Ese lugar, esa postura: ni creer ni no creer; que no importe si la mentira es mentira, que no se trate de validar o desmentir, que el juego pase decididamente por otro lado. ¿No es así como se intentó resolver, desde el poder del Estado nada menos, el episodio del video fraguado en el que Mauricio Macri aparecía dando de baja la candidatura de Silvia Lospennato? Habrá habido crédulos que lo tomaron por verdadero y cayeron embaucados; habrá habido escépticos que detectaron el engaño y lo descartaron. Pero habrá habido también cínicos, habrá habido especialmente cínicos, que jugaron con displicencia el juego de la falsía, sin que la verdad o la mentira del asunto les importara en lo más mínimo (de hecho, el planteo formulado por el presidente de la República fue más bien por ese lado). El video que circuló era falso, sí: ¿y qué? ¿Por qué hacerse problema con eso? Era una farsa, sí: ¿y qué? ¿Qué importa que fuera una farsa? Una mentira, sí, una fantochada: ¿y qué? Hay que prestarse a la mentira y a la fantochada, sin darles ni quitarles crédito. Lo otro es ser de cristal.
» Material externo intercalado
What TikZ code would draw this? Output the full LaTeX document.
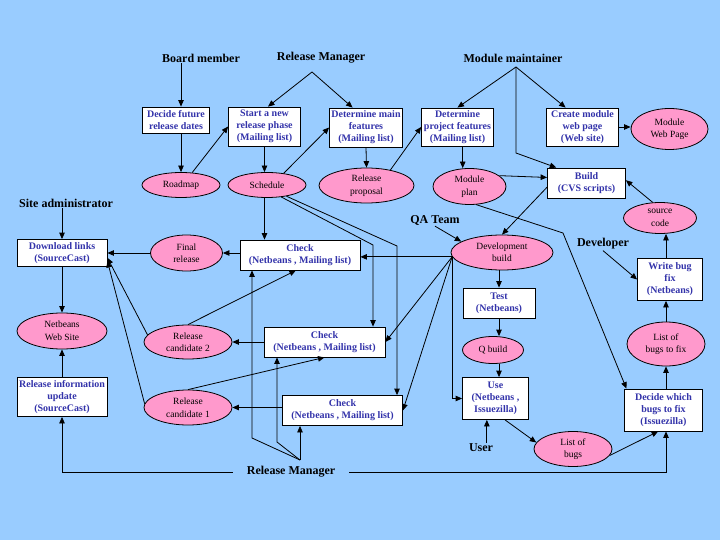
\documentclass[tikz,border=0pt]{standalone}
\usepackage{fontspec}
\setmainfont{Liberation Serif}
\usetikzlibrary{arrows.meta,shapes.geometric}
\definecolor{skyback}{RGB}{153,204,255}
\definecolor{ovalpink}{RGB}{255,153,204}
\definecolor{taskblue}{RGB}{51,51,170}

\begin{document}
\begin{tikzpicture}[x=1pt,y=1pt,yscale=-1,xscale=1,
  task/.style={draw=black,fill=white,line width=0.8pt,text=taskblue,font=\bfseries\fontsize{10}{12}\selectfont,align=center,inner sep=1pt},
  item/.style={ellipse,draw=black,fill=ovalpink,line width=0.8pt,font=\fontsize{9.5}{12.5}\selectfont,align=center,inner sep=0pt},
  role/.style={font=\bfseries\fontsize{12}{14}\selectfont,inner sep=1pt},
  flow/.style={line width=0.8pt,-{Triangle[length=6.5pt,width=5.5pt]}}]
%set diagram size 720 x 540
\fill[skyback] (0,0) rectangle (720,540);
\useasboundingbox (0,0) rectangle (720,540);

% Text Node
\node[role] (bm) at (201,58) {Board member};
\node[role] (rmt) at (321,58) {Release Manager};
\node[role] (mm) at (513,58) {Module maintainer};
\node[role] (sa) at (66,203) {Site administrator};
\node[role] (qa) at (435,220) {QA Team};
\node[role] (dev) at (603,244) {Developer};
\node[role] (usr) at (481,448) {User};
\node[role,inner xsep=14pt] (rmb) at (291,472) {Release Manager};

%Shape: Rectangle
\node[task,minimum width=67pt,minimum height=26pt] (dfr) at (176,120) {Decide future\\release dates};
\node[task,minimum width=72pt,minimum height=39pt] (snr) at (264.5,126.5) {Start a new\\release phase\\(Mailing list)};
\node[task,minimum width=73pt,minimum height=39pt] (dmf) at (366,127.5) {Determine main\\features\\(Mailing list)};
\node[task,minimum width=72pt,minimum height=38pt] (dpf) at (457.5,127) {Determine\\project features\\(Mailing list)};
\node[task,minimum width=72pt,minimum height=38pt] (cmw) at (582.5,127) {Create module\\web page\\(Web site)};
\node[task,minimum width=78pt,minimum height=30pt] (bld) at (586.5,183) {Build\\(CVS scripts)};
\node[task,minimum width=90pt,minimum height=27pt] (dl) at (62,253) {Download links\\(SourceCast)};
\node[task,minimum width=120pt,minimum height=30pt] (chk1) at (300,255) {Check\\(Netbeans , Mailing list)};
\node[task,minimum width=121pt,minimum height=30pt] (chk2) at (324.5,342) {Check\\(Netbeans , Mailing list)};
\node[task,minimum width=120pt,minimum height=30pt] (chk3) at (342.5,410.5) {Check\\(Netbeans , Mailing list)};
\node[task,minimum width=90pt,minimum height=39pt] (riu) at (62,397) {Release information\\update\\(SourceCast)};
\node[task,minimum width=72pt,minimum height=30pt] (tst) at (499,303) {Test\\(Netbeans)};
\node[task,minimum width=66pt,minimum height=42pt] (use) at (495.5,398.5) {Use\\(Netbeans ,\\Issuezilla)};
\node[task,minimum width=65pt,minimum height=42pt] (wbf) at (670,279.5) {Write bug\\fix\\(Netbeans)};
\node[task,minimum width=78pt,minimum height=42pt] (dwb) at (663.5,410) {Decide which\\bugs to fix\\(Issuezilla)};

%Shape: Ellipse
\node[item,minimum width=78pt,minimum height=25pt] (rdm) at (181,185) {Roadmap};
\node[item,minimum width=78pt,minimum height=25pt] (sch) at (267,185) {Schedule};
\node[item,minimum width=95pt,minimum height=35pt] (rp) at (366.5,185.5) {Release\\proposal};
\node[item,minimum width=73pt,minimum height=36pt] (mp) at (469.5,186.5) {Module\\plan};
\node[item,minimum width=77pt,minimum height=41pt] (mwp) at (669.5,129) {Module\\Web Page};
\node[item,minimum width=73pt,minimum height=31pt] (sc) at (660,218) {source\\code};
\node[item,minimum width=102pt,minimum height=35pt] (db) at (502,252.5) {Development\\build};
\node[item,minimum width=72pt,minimum height=36pt] (fr) at (186.5,253) {Final\\release};
\node[item,minimum width=90pt,minimum height=36pt] (nws) at (62,331) {Netbeans\\Web Site};
\node[item,minimum width=88pt,minimum height=34pt] (rc2) at (188,342) {Release\\candidate 2};
\node[item,minimum width=88pt,minimum height=35pt] (rc1) at (188,407.5) {Release\\candidate 1};
\node[item,minimum width=61pt,minimum height=27pt] (qb) at (493,350) {Q build};
\node[item,minimum width=78pt,minimum height=44pt] (lbf) at (666,344) {List of\\bugs to fix};
\node[item,minimum width=78pt,minimum height=35pt] (lb) at (573,449) {List of\\bugs};

% bend points
\coordinate (rmtop) at (312,72);
\coordinate (mmtop) at (516,67);
\coordinate (mmbend) at (516,153);
\coordinate (planbend) at (563,233);
\coordinate (schbendA) at (373,245);
\coordinate (schbendB) at (397,246);
\coordinate (rmtip) at (300,460);
\coordinate (rmbendA) at (252,438);
\coordinate (rmbendB) at (277,442);

%Straight Lines
\draw[flow] (bm.south -| rdm) -- (dfr.north -| rdm);
\draw[flow] (dfr.south -| rdm) -- (rdm.north);
\draw[flow] (rdm.48) -- (snr.west);
\draw[flow] (rmtop) -- (snr.80);
\draw[flow] (rmtop) -- (dmf.124);
\draw[flow] (snr.south) -- (snr.south |- sch.north);
\draw[flow] (sch.35) -- (dmf.west);
\draw[flow] (dmf.south) -- (rp.north);
\draw[flow] (rp.33) -- (dpf.west);
\draw[flow] (mmtop) -- (dpf.north);
\draw[flow] (mmtop) -- (cmw.131);
\draw[flow] (mmtop) -- (mmbend) -- (bld.153);
\draw[flow] (dpf.285) -- (dpf.285 |- mp.north);
\draw[flow] (cmw.east) -- (cmw.east -| mwp.west);
\draw[flow] (mp.20) -- (bld.172);
\draw[flow] (sc.115) -- (bld.4);
\draw[flow] (wbf.north -| lbf) -- (sc.south -| lbf);
\draw[flow] (lbf.north) -- (lbf.north |- wbf.south);
\draw[flow] (dwb.north -| lbf) -- (lbf.south);
\draw[flow] (dev.south) -- (wbf.west);
\draw[flow] (bld.186) -- (db.north);
\draw[flow] (mp.-70) -- (planbend) -- (dwb.150);
\draw[flow] (qa.south) -- (db.165);
\draw[flow] (db.south -| tst) -- (tst.north);
\draw[flow] (tst.south) -- (tst.south |- qb.north);
\draw[flow] (qb.south -| tst) -- (use.north -| tst);
%QA checks
\draw[flow] (db.185) -- (db.185 -| chk1.east);
\draw[flow] (db.185) -- (chk2.east);
\draw[flow] (db.185) -- (chk3.east);
\draw[flow] (db.185) |- (use.west);
\draw[flow] (sch.south -| snr) -- (chk1.north -| snr);
\draw[flow] (sch.-40) -- (schbendA) -- (schbendA |- chk2.north);
\draw[flow] (sch.-30) -- (schbendB) -- (schbendB |- chk3.north);
%releases
\draw[flow] (fr.east -| chk1.west) -- (fr.east);
\draw[flow] (fr.west) -- (fr.west -| dl.east);
\draw[flow] (chk2.west) -- (chk2.west -| rc2.east);
\draw[flow] (rc1.east -| chk3.west) -- (rc1.east);
\draw[flow] (rc2.north) -- (chk1.255);
\draw[flow] (rc1.north) -- (chk2.south);
\draw[flow] (rc2.170) -- (dl.-6);
\draw[flow] (rc1.175) -- (dl.-10);
\draw[flow] (rmtip) -- (rmtip |- chk3.south);
\draw[flow] (rmtip) -- (rmbendB) -- (rmbendB |- chk2.south);
\draw[flow] (rmtip) -- (rmbendA) -- (rmbendA |- chk1.south);
\draw[flow] (rmb.west) -| (riu.south);
\draw[flow] (rmb.east) -| (dwb.south -| lbf.south);
\draw[flow] (use.-66) -- (lb.170);
\draw[flow] (usr.north -| use.248) -- (use.248);
\draw[flow] (lb.-10) -- (dwb.-104);
\draw[flow] (sa.south -| dl) -- (dl.north);
\draw[flow] (dl.south) -- (nws.north);
\draw[flow] (riu.north) -- (nws.south);
\end{tikzpicture}
\end{document}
Tal vez alcance a iluminarse en esto una clave de la política de hoy. Cuando dicen que la inflación iba a ser de 17.000% y nos salvaron, o que sacaron a diez millones de seres humanos de la pobreza, o que los jubilados argentinos nunca estuvieron mejor que ahora, ¿se trata apenas de falsedades que es preciso desmentir? Puede que sí, pero no solamente de eso. Es también una farsa absurda que impera en el “a mí qué me importa”.